** REQUIRED WORK **
Repeat, exactly and only, the lines from the beginning of the data through the line with "const yRange = [0.376, 0.8];". Pictures are left out.
[BEGIN MATERIAL]
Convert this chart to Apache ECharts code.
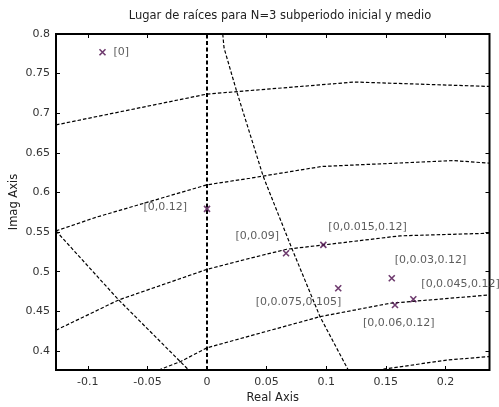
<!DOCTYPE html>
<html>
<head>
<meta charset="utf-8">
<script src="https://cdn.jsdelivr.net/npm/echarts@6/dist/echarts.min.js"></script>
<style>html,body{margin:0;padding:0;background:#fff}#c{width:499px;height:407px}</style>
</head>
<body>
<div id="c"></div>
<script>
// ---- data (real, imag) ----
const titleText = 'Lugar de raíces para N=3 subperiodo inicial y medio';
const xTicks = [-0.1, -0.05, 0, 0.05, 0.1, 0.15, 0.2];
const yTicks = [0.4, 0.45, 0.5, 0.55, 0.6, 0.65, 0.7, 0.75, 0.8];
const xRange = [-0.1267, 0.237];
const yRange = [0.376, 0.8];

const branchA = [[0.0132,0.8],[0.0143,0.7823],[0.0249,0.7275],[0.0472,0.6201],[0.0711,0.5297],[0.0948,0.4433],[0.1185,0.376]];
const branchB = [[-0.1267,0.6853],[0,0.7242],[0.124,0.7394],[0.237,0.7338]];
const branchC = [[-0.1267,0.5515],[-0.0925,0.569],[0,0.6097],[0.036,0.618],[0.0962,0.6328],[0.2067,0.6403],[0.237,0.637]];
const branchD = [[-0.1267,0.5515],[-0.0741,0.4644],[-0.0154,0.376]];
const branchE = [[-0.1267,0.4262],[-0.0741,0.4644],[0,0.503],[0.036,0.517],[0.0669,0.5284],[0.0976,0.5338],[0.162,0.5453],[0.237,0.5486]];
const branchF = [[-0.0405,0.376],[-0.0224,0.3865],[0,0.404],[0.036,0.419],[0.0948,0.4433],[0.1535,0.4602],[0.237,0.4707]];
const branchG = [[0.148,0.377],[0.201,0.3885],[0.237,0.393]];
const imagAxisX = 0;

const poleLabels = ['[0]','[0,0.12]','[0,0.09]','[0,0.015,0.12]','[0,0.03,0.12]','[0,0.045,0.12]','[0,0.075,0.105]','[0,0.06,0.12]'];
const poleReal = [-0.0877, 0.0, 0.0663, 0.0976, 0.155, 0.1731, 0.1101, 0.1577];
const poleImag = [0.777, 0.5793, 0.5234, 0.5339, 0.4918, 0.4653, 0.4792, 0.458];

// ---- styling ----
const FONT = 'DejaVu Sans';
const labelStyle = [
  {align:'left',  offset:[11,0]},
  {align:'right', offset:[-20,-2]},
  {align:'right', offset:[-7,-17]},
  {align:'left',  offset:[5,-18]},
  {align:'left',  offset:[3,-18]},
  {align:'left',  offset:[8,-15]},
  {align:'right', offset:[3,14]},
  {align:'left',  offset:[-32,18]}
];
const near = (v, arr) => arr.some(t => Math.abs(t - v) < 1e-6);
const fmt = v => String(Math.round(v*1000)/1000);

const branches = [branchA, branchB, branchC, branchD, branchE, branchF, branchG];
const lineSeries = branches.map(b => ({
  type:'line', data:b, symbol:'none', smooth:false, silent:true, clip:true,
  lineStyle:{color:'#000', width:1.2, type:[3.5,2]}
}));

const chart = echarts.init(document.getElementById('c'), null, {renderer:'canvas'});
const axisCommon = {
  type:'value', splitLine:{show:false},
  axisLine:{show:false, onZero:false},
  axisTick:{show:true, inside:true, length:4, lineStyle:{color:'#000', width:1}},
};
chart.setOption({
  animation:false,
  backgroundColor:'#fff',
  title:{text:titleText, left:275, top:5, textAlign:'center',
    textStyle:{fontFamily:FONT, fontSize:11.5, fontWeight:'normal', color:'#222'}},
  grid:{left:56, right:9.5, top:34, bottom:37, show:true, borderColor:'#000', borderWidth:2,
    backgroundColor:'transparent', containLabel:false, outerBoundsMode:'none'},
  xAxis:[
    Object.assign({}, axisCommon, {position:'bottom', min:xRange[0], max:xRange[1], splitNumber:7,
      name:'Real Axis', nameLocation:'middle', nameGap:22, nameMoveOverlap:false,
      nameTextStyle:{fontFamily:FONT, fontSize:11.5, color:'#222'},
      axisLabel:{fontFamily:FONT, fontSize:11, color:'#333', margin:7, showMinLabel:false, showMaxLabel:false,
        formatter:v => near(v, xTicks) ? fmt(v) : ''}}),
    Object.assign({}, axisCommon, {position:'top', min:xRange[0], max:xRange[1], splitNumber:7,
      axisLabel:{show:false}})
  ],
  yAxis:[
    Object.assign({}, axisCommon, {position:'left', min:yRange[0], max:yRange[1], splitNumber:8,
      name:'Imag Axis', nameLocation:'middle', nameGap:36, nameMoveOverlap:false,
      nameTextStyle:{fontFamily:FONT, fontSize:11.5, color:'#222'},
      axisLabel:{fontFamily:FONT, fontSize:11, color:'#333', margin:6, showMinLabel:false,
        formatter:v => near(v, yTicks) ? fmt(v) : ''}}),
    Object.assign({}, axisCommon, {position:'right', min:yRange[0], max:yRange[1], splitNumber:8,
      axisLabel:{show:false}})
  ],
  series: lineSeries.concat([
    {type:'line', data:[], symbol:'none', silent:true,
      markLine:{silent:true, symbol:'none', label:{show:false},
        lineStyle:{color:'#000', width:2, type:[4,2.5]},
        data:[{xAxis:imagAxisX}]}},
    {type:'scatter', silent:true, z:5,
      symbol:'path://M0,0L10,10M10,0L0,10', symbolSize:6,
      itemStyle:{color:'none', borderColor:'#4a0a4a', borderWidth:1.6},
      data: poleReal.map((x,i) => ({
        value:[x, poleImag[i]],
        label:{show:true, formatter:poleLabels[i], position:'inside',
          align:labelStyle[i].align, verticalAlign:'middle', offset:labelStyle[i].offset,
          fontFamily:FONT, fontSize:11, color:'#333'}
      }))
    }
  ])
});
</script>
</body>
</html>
[END MATERIAL]
** SOLUTION BELOW **
Convert this chart to Apache ECharts code.
<!DOCTYPE html>
<html>
<head>
<meta charset="utf-8">
<script src="https://cdn.jsdelivr.net/npm/echarts@6/dist/echarts.min.js"></script>
<style>html,body{margin:0;padding:0;background:#fff}#c{width:499px;height:407px}</style>
</head>
<body>
<div id="c"></div>
<script>
// ---- data (real, imag) ----
const titleText = 'Lugar de raíces para N=3 subperiodo inicial y medio';
const xTicks = [-0.1, -0.05, 0, 0.05, 0.1, 0.15, 0.2];
const yTicks = [0.4, 0.45, 0.5, 0.55, 0.6, 0.65, 0.7, 0.75, 0.8];
const xRange = [-0.1267, 0.237];
const yRange = [0.376, 0.8];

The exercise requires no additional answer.